Politics

The civil service doesn't have the skills to negotiate Brexit

Without radical reform, there's no chance of the UK getting a good deal

January 26, 2017
©NICHOLAS KRAUSE/NEWZULU/PA Images
©NICHOLAS KRAUSE/NEWZULU/PA Images
Read more: Brexit—the biggest challenge the civil service has ever faced?

In her speech last week, Prime Minister Theresa May set out the broad outline for Brexit negotiations and one day soon the starting gun will be fired.

The course that we are on concerns me because I believe that the civil service does not currently have the skill set to negotiate either an exit from the European Union or future trade deals. Time, of course, is on the government’s side as trade negotiations cannot start until Article 50 is triggered. But a quantum leap in skills is needed if we are to obtain a good deal.

My conclusion on the inadequacy of the civil service is not a criticism per se, but based on its mind set and organisational structure—and also on traditional entrenchment.

If you join the civil service, it is not to become a commercial negotiator or dealmaker. The role is to carry out the wishes of politicians, provide information, advice and counsel to allow ministers to develop their thinking, illustrate the pitfalls and finally, implement their decisions.

Over the last decades, however, the commercial sphere has been increasingly important and ministers tend to have little commercial experience. To protect themselves from having to make commercial decisions and to take ownership of them, the civil service have developed a default mechanism of endless process and procedure. And if all else failed, the last resort has been to say “Minister, this is a breach of European regulations.”

The fact that officials will no longer be able to rely on this argument has come as a great shock to the system. I have observed that civil servants at the Foreign & Commonwealth Office (FCO) and Department for International Trade (DIT) appeared stunned and incredulous that the British people have voted for Brexit. They do not know how to cope and this is leading to an attitude of obduracy at times. As a result, ministers are making decisions but the machinery of government is not implementing the orders.

It is true that a vacuum exists until Article 50 is triggered, but this could have been anticipated. It was not. The reason for this is that once the referendum was called, there was a moratorium throughout government on making any plans for leaving the EU. This is perhaps understandable—but the civil service has been caught flat-footed by other world events of late, including the election of Donald Trump, Syria, Libya, Ukraine and the immigration crisis.

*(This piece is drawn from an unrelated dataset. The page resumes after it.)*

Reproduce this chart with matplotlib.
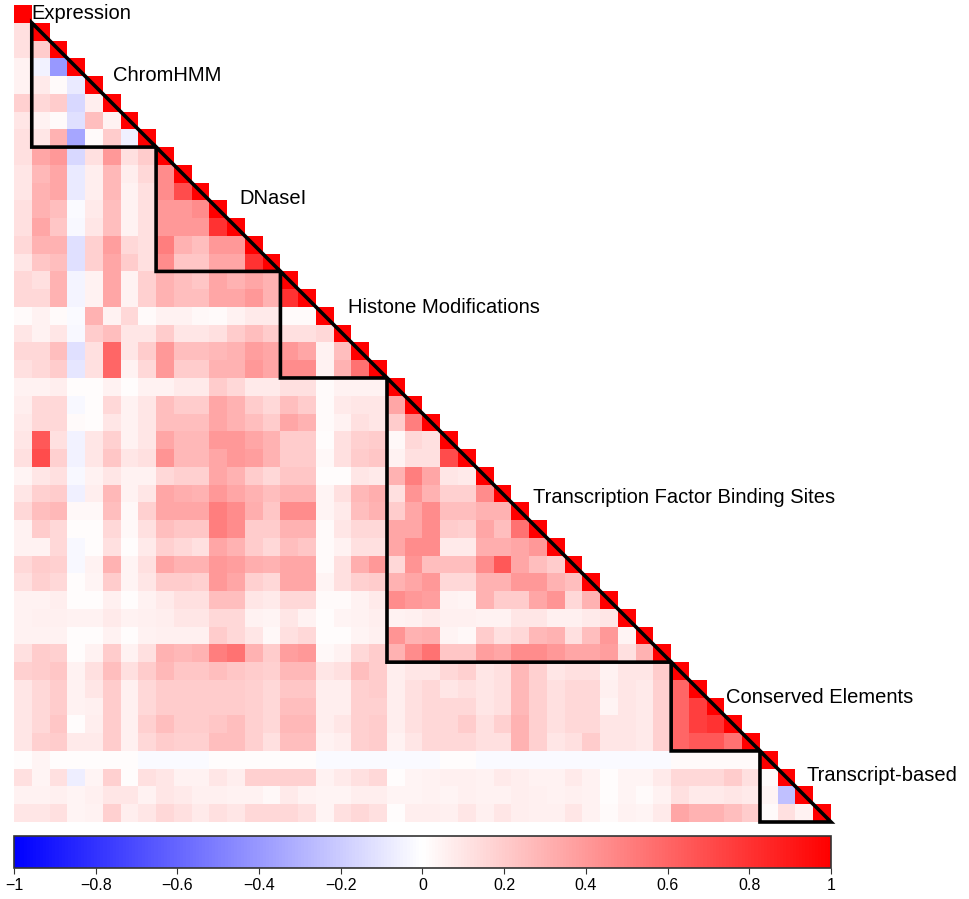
import numpy as np
import matplotlib.pyplot as plt
from matplotlib.colors import LinearSegmentedColormap
from matplotlib.patches import Polygon

plt.rcParams['font.family'] = ['Liberation Sans', 'DejaVu Sans']

groups = ["Expression", "ChromHMM", "DNaseI", "Histone Modifications",
          "Transcription Factor Binding Sites", "Conserved Elements", "Transcript-based"]
group_sizes = [1, 7, 7, 6, 16, 5, 4]

# lower triangle of the correlation matrix, one list per row
rows_expression = [
    [1],
]
rows_chromhmm = [
    [0.12, 1],
    [0.12, 0.2, 1],
    [0.05, -0.05, -0.4, 1],
    [0.05, 0.08, 0.02, -0.08, 1],
    [0.18, 0.15, 0.2, -0.15, 0.07, 1],
    [0.1, 0.05, 0.02, -0.12, 0.25, 0.05, 1],
    [0.12, 0.1, 0.3, -0.35, 0.02, 0.2, -0.06, 1],
]
rows_dnase = [
    [0.12, 0.35, 0.4, -0.15, 0.12, 0.4, 0.12, 0.2, 1],
    [0.1, 0.28, 0.35, -0.08, 0.07, 0.28, 0.07, 0.15, 0.45, 1],
    [0.1, 0.3, 0.35, -0.08, 0.07, 0.28, 0.05, 0.12, 0.45, 0.7, 1],
    [0.12, 0.3, 0.25, -0.02, 0.08, 0.25, 0.05, 0.12, 0.4, 0.4, 0.45, 1],
    [0.12, 0.35, 0.22, -0.03, 0.1, 0.25, 0.05, 0.12, 0.4, 0.4, 0.4, 0.8, 1],
    [0.15, 0.3, 0.3, -0.12, 0.18, 0.38, 0.15, 0.12, 0.5, 0.3, 0.25, 0.4, 0.4, 1],
    [0.1, 0.22, 0.25, -0.12, 0.18, 0.35, 0.2, 0.12, 0.45, 0.22, 0.22, 0.35, 0.35, 0.8, 1],
]
rows_histone = [
    [0.15, 0.12, 0.3, -0.04, 0.05, 0.35, 0.05, 0.18, 0.3, 0.25, 0.22, 0.35, 0.3, 0.35, 0.3, 1],
    [0.15, 0.15, 0.3, -0.04, 0.05, 0.35, 0.05, 0.18, 0.3, 0.25, 0.25, 0.35, 0.35, 0.4, 0.3, 0.8, 1],
    [0.02, 0.05, 0.02, -0.02, 0.3, 0.05, 0.15, 0.02, 0.05, 0.05, 0.03, 0.02, 0.05, 0.08, 0.08, 0.02, 0.02, 1],
    [0.1, 0.05, 0.1, -0.03, 0.2, 0.25, 0.1, 0.1, 0.2, 0.1, 0.1, 0.12, 0.2, 0.25, 0.2, 0.12, 0.12, 0.15, 1],
    [0.15, 0.15, 0.25, -0.12, 0.12, 0.6, 0.1, 0.2, 0.4, 0.25, 0.25, 0.28, 0.3, 0.38, 0.35, 0.4, 0.35, 0.05, 0.25, 1],
    [0.12, 0.15, 0.2, -0.1, 0.12, 0.6, 0.05, 0.15, 0.4, 0.2, 0.2, 0.3, 0.3, 0.4, 0.35, 0.45, 0.45, 0.05, 0.3, 0.55, 1],
]
rows_tfbs = [
    [0.05, 0.05, 0.07, 0.01, 0.01, 0.05, 0.01, 0.05, 0.05, 0.08, 0.08, 0.2,
     0.15, 0.08, 0.08, 0.12, 0.12, 0.02, 0.05, 0.05, 0.05, 1],
    [0.07, 0.15, 0.15, -0.03, 0.01, 0.15, 0.05, 0.1, 0.25, 0.2, 0.2, 0.35,
     0.3, 0.2, 0.15, 0.25, 0.2, 0.02, 0.08, 0.1, 0.1, 0.35, 1],
    [0.08, 0.15, 0.15, 0.02, 0.01, 0.1, 0.05, 0.1, 0.25, 0.25, 0.25, 0.35,
     0.3, 0.25, 0.2, 0.35, 0.3, 0.02, 0.05, 0.12, 0.1, 0.2, 0.5, 1],
    [0.1, 0.65, 0.12, -0.05, 0.1, 0.18, 0.05, 0.1, 0.35, 0.28, 0.28, 0.4,
     0.4, 0.35, 0.3, 0.2, 0.2, 0.01, 0.12, 0.18, 0.2, 0.03, 0.15, 0.12, 1],
    [0.12, 0.7, 0.18, -0.05, 0.1, 0.22, 0.1, 0.12, 0.42, 0.28, 0.28, 0.35,
     0.4, 0.38, 0.3, 0.2, 0.2, 0.03, 0.12, 0.2, 0.22, 0.05, 0.12, 0.12, 0.7, 1],
    [0.04, 0.1, 0.12, -0.03, 0.05, 0.1, 0.05, 0.05, 0.15, 0.18, 0.18, 0.35,
     0.3, 0.2, 0.15, 0.22, 0.22, 0.01, 0.01, 0.1, 0.08, 0.3, 0.5, 0.35,
     0.1, 0.08, 1],
    [0.1, 0.18, 0.2, -0.06, 0.07, 0.28, 0.05, 0.1, 0.35, 0.32, 0.3, 0.4,
     0.35, 0.3, 0.25, 0.3, 0.3, 0.04, 0.12, 0.28, 0.32, 0.12, 0.42, 0.3,
     0.18, 0.18, 0.45, 1],
    [0.15, 0.25, 0.28, 0.03, 0.03, 0.25, 0.03, 0.18, 0.35, 0.35, 0.35, 0.5,
     0.45, 0.32, 0.22, 0.45, 0.45, 0.04, 0.08, 0.25, 0.3, 0.2, 0.35, 0.45,
     0.25, 0.25, 0.3, 0.3, 1],
    [0.05, 0.2, 0.15, 0.01, 0.01, 0.15, 0.03, 0.12, 0.25, 0.22, 0.22, 0.5,
     0.45, 0.2, 0.2, 0.3, 0.3, 0.02, 0.1, 0.15, 0.15, 0.35, 0.35, 0.45,
     0.2, 0.18, 0.35, 0.25, 0.55, 1],
    [0.05, 0.05, 0.15, -0.03, 0.01, 0.12, 0.01, 0.08, 0.18, 0.15, 0.12, 0.35,
     0.3, 0.2, 0.15, 0.25, 0.22, 0.02, 0.05, 0.12, 0.12, 0.35, 0.45, 0.45,
     0.08, 0.08, 0.32, 0.32, 0.35, 0.4, 1],
    [0.15, 0.2, 0.18, -0.03, 0.05, 0.3, 0.04, 0.12, 0.35, 0.3, 0.3, 0.4,
     0.38, 0.32, 0.3, 0.35, 0.35, 0.02, 0.12, 0.32, 0.4, 0.15, 0.42, 0.25,
     0.25, 0.25, 0.45, 0.65, 0.35, 0.25, 0.2, 1],
    [0.12, 0.18, 0.15, 0.01, 0.04, 0.2, 0.04, 0.1, 0.2, 0.2, 0.18, 0.4,
     0.35, 0.18, 0.15, 0.35, 0.35, 0.04, 0.12, 0.18, 0.2, 0.3, 0.35, 0.4,
     0.15, 0.15, 0.3, 0.3, 0.4, 0.4, 0.3, 0.25, 1],
    [0.05, 0.05, 0.07, 0.01, 0.01, 0.06, 0.01, 0.05, 0.08, 0.12, 0.12, 0.25,
     0.25, 0.1, 0.08, 0.15, 0.15, 0.02, 0.02, 0.05, 0.08, 0.45, 0.4, 0.38,
     0.05, 0.04, 0.3, 0.2, 0.2, 0.35, 0.42, 0.15, 0.3, 1],
    [0.05, 0.06, 0.06, 0.05, 0.05, 0.08, 0.05, 0.06, 0.07, 0.1, 0.1, 0.15,
     0.15, 0.05, 0.04, 0.1, 0.05, 0.01, 0.04, 0.05, 0.07, 0.05, 0.06, 0.08,
     0.06, 0.06, 0.05, 0.05, 0.1, 0.1, 0.06, 0.06, 0.08, 0.1, 1],
    [0.05, 0.05, 0.05, 0.01, 0.01, 0.05, 0.01, 0.05, 0.06, 0.06, 0.06, 0.2,
     0.15, 0.1, 0.03, 0.12, 0.15, 0.01, 0.01, 0.04, 0.06, 0.42, 0.3, 0.32,
     0.04, 0.03, 0.2, 0.12, 0.15, 0.28, 0.3, 0.12, 0.25, 0.4, 0.04, 1],
    [0.12, 0.2, 0.18, 0.01, 0.05, 0.2, 0.05, 0.12, 0.3, 0.28, 0.3, 0.5,
     0.55, 0.3, 0.2, 0.38, 0.4, 0.03, 0.05, 0.15, 0.2, 0.3, 0.45, 0.55,
     0.22, 0.22, 0.38, 0.35, 0.45, 0.45, 0.4, 0.35, 0.35, 0.38, 0.12, 0.3, 1],
]
rows_conserved = [
    [0.18, 0.2, 0.22, 0.05, 0.12, 0.25, 0.12, 0.2, 0.28, 0.22, 0.22, 0.25,
     0.22, 0.2, 0.18, 0.28, 0.28, 0.1, 0.12, 0.25, 0.2, 0.07, 0.1, 0.1,
     0.15, 0.18, 0.1, 0.12, 0.28, 0.18, 0.1, 0.12, 0.12, 0.05, 0.1, 0.1, 0.2, 1],
    [0.1, 0.15, 0.2, 0.05, 0.1, 0.2, 0.06, 0.15, 0.2, 0.2, 0.2, 0.2,
     0.2, 0.18, 0.15, 0.22, 0.22, 0.07, 0.07, 0.18, 0.2, 0.07, 0.12, 0.15,
     0.1, 0.12, 0.1, 0.12, 0.28, 0.18, 0.12, 0.15, 0.15, 0.06, 0.1, 0.08, 0.18, 0.6, 1],
    [0.1, 0.15, 0.2, 0.05, 0.06, 0.2, 0.06, 0.15, 0.2, 0.2, 0.2, 0.2,
     0.2, 0.18, 0.15, 0.25, 0.25, 0.07, 0.07, 0.18, 0.18, 0.07, 0.12, 0.15,
     0.15, 0.15, 0.1, 0.12, 0.28, 0.18, 0.12, 0.15, 0.15, 0.04, 0.1, 0.08, 0.18, 0.6, 0.75, 1],
    [0.1, 0.15, 0.22, 0.01, 0.07, 0.2, 0.06, 0.18, 0.25, 0.2, 0.2, 0.22,
     0.25, 0.18, 0.15, 0.28, 0.28, 0.07, 0.1, 0.18, 0.2, 0.07, 0.12, 0.15,
     0.15, 0.2, 0.12, 0.18, 0.3, 0.18, 0.12, 0.15, 0.15, 0.1, 0.1, 0.08, 0.18, 0.6, 0.75, 0.8, 1],
    [0.1, 0.18, 0.2, 0.08, 0.08, 0.2, 0.06, 0.15, 0.2, 0.18, 0.18, 0.25,
     0.25, 0.18, 0.12, 0.25, 0.25, 0.05, 0.07, 0.18, 0.2, 0.05, 0.1, 0.15,
     0.15, 0.15, 0.12, 0.12, 0.3, 0.18, 0.1, 0.12, 0.2, 0.1, 0.1, 0.08, 0.18, 0.6, 0.65, 0.65, 0.55, 1],
]
rows_transcript = [
    [0.01, 0.04, 0.01, 0.01, 0.01, 0.01, 0.01, -0.02, -0.02, -0.02, -0.02, 0.01,
     0.01, 0.01, 0.01, 0.01, 0.01, -0.02, -0.02, -0.02, -0.02, -0.02, -0.02, -0.02,
     0.01, 0.01, -0.02, -0.02, -0.02, -0.02, -0.02, -0.02, -0.02, -0.02, -0.02,
     -0.02, -0.02, 0.02, 0.02, 0.02, 0.02, 0.02, 1],
    [0.12, 0.04, 0.12, -0.07, 0.04, 0.18, 0.01, 0.12, 0.1, 0.05, 0.05, 0.1,
     0.07, 0.18, 0.18, 0.18, 0.18, 0.05, 0.08, 0.12, 0.15, 0.01, 0.04, 0.05,
     0.06, 0.06, 0.05, 0.08, 0.07, 0.05, 0.05, 0.08, 0.05, 0.01, 0.04,
     0.04, 0.08, 0.15, 0.15, 0.15, 0.2, 0.12, 0.02, 1],
    [0.05, 0.05, 0.06, 0.04, 0.06, 0.1, 0.1, 0.05, 0.1, 0.08, 0.06, 0.06,
     0.05, 0.05, 0.03, 0.08, 0.05, 0.04, 0.04, 0.07, 0.07, 0.04, 0.04, 0.05,
     0.04, 0.06, 0.05, 0.05, 0.07, 0.06, 0.05, 0.06, 0.05, 0.01, 0.04,
     0.02, 0.05, 0.12, 0.08, 0.08, 0.1, 0.08, 0.04, -0.25, 1],
    [0.1, 0.1, 0.12, 0.04, 0.05, 0.18, 0.07, 0.1, 0.15, 0.12, 0.08, 0.12,
     0.1, 0.15, 0.15, 0.15, 0.12, 0.04, 0.12, 0.15, 0.12, 0.01, 0.07, 0.07,
     0.06, 0.1, 0.06, 0.1, 0.07, 0.06, 0.06, 0.1, 0.05, 0.02, 0.05,
     0.04, 0.08, 0.35, 0.3, 0.3, 0.25, 0.2, 0.02, 0.12, 0.05, 1],
]

cbar_ticks = [-1, -0.8, -0.6, -0.4, -0.2, 0, 0.2, 0.4, 0.6, 0.8, 1]
cbar_labels = ["\u22121", "\u22120.8", "\u22120.6", "\u22120.4", "\u22120.2", "0",
               "0.2", "0.4", "0.6", "0.8", "1"]

rows = (rows_expression + rows_chromhmm + rows_dnase + rows_histone
        + rows_tfbs + rows_conserved + rows_transcript)
n = len(rows)
corr = np.full((n, n), np.nan)
for i, r in enumerate(rows):
    assert len(r) == i + 1, (i, len(r))
    corr[i, :len(r)] = r

cmap = LinearSegmentedColormap.from_list("blue_white_red", ["#0000FF", "#FFFFFF", "#FF0000"])

W, H = 970, 899
fig = plt.figure(figsize=(W / 100, H / 100), dpi=100)
ax = fig.add_axes([14 / W, 1 - 822 / H, 817 / W, 817 / H])
mesh = ax.pcolormesh(np.arange(n + 1), np.arange(n + 1), np.ma.masked_invalid(corr),
                     cmap=cmap, vmin=-1, vmax=1)
ax.set_xlim(0, n)
ax.set_ylim(n, 0)
ax.axis('off')

# triangles around each group of features + group names
label_xy = [(1.0, 0.5), (5.55, 3.95), (12.7, 10.9), (18.8, 17.05),
            (29.2, 27.75), (40.1, 39.0), (44.6, 43.4)]
edges = np.cumsum([0] + group_sizes)
for name, a, b, (tx, ty) in zip(groups, edges[:-1], edges[1:], label_xy):
    if b - a > 1:
        ax.add_patch(Polygon([(a, a), (a, b), (b, b)], closed=True, fill=False,
                             lw=2.6, ec='black', joinstyle='miter', clip_on=False, zorder=3))
    ax.text(tx, ty, name, ha='left', va='center', fontsize=14.5, color='black', zorder=4)

cax = fig.add_axes([14 / W, 1 - 868 / H, 817 / W, 32 / H])
cb = fig.colorbar(mesh, cax=cax, orientation='horizontal')
cb.set_ticks(cbar_ticks)
cb.set_ticklabels(cbar_labels)
cb.outline.set_edgecolor('#333333')
cb.outline.set_linewidth(1.2)
cax.tick_params(axis='x', length=4, width=0.8, pad=3, labelsize=11.5, color='#333333')

fig.savefig('out.png', dpi=100)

In terms of organisation, the government—and this is largely the fault of ministers—has not restructured so that our international activities are combined to deliver a potent message. The FCO does not appear to influence the Department for International Development (DfID) and the DIT has always been thought of as a second-class citizen to the FCO. When David Cameron came into power, outsiders were brought into what is now the DIT, but they have largely all left because of the entrenched attitudes of their civil servant colleagues.

The DIT has moved into the same building as the FCO. In theory, this should create a united approach but I observe decisions being pushed to and fro from department to department as time passes and opportunities are missed.

But I feel great sympathy for civil servants. They are underpaid and performing duties for which they are often unqualified. Their management has failed to force change to modern working practices, they are demoralised by cuts and they are regularly hide-bound by obsolete rules when the rest of the commercial world have moved on. It is nigh-on impossible for them to think about strategy when they are always on the defensive.

The EU has become the epicentre for UK officials and its dominating influence. Rules and regulations have been passed down, they have interpreted them, often gold-plated them and put them into force. Nearly 150 people work on the EU desk in the FCO but only six on the Commonwealth desk (the Commonwealth includes 52 countries and almost a third of the world’s population).

The civil service is overstaffed in mature markets and inadequate in emerging markets. There is little continuity of personnel in markets: terms are three years. When I was the Prime Minister's Trade Envoy, I set up a network where initially we appointed senior cross-party commercial people to manage a country relationship and therefore develop continuity. This, sadly, has been watered down by awarding some posts as political patronage.

I have met many remarkable ambassadors and people in post on my travels. We are particularly lucky in our people throughout the Middle East, some of whom would, if repatriated to the UK, make an excellent part of the negotiating team. But even then they are relying, as are ministers, on machinery that needs radical reform and a change in mindset.

Theresa May has set out the rules of engagement. We have a capable ministerial team that wants to see it happen but now speed of action is of the essence to prepare for the unchartered waters ahead.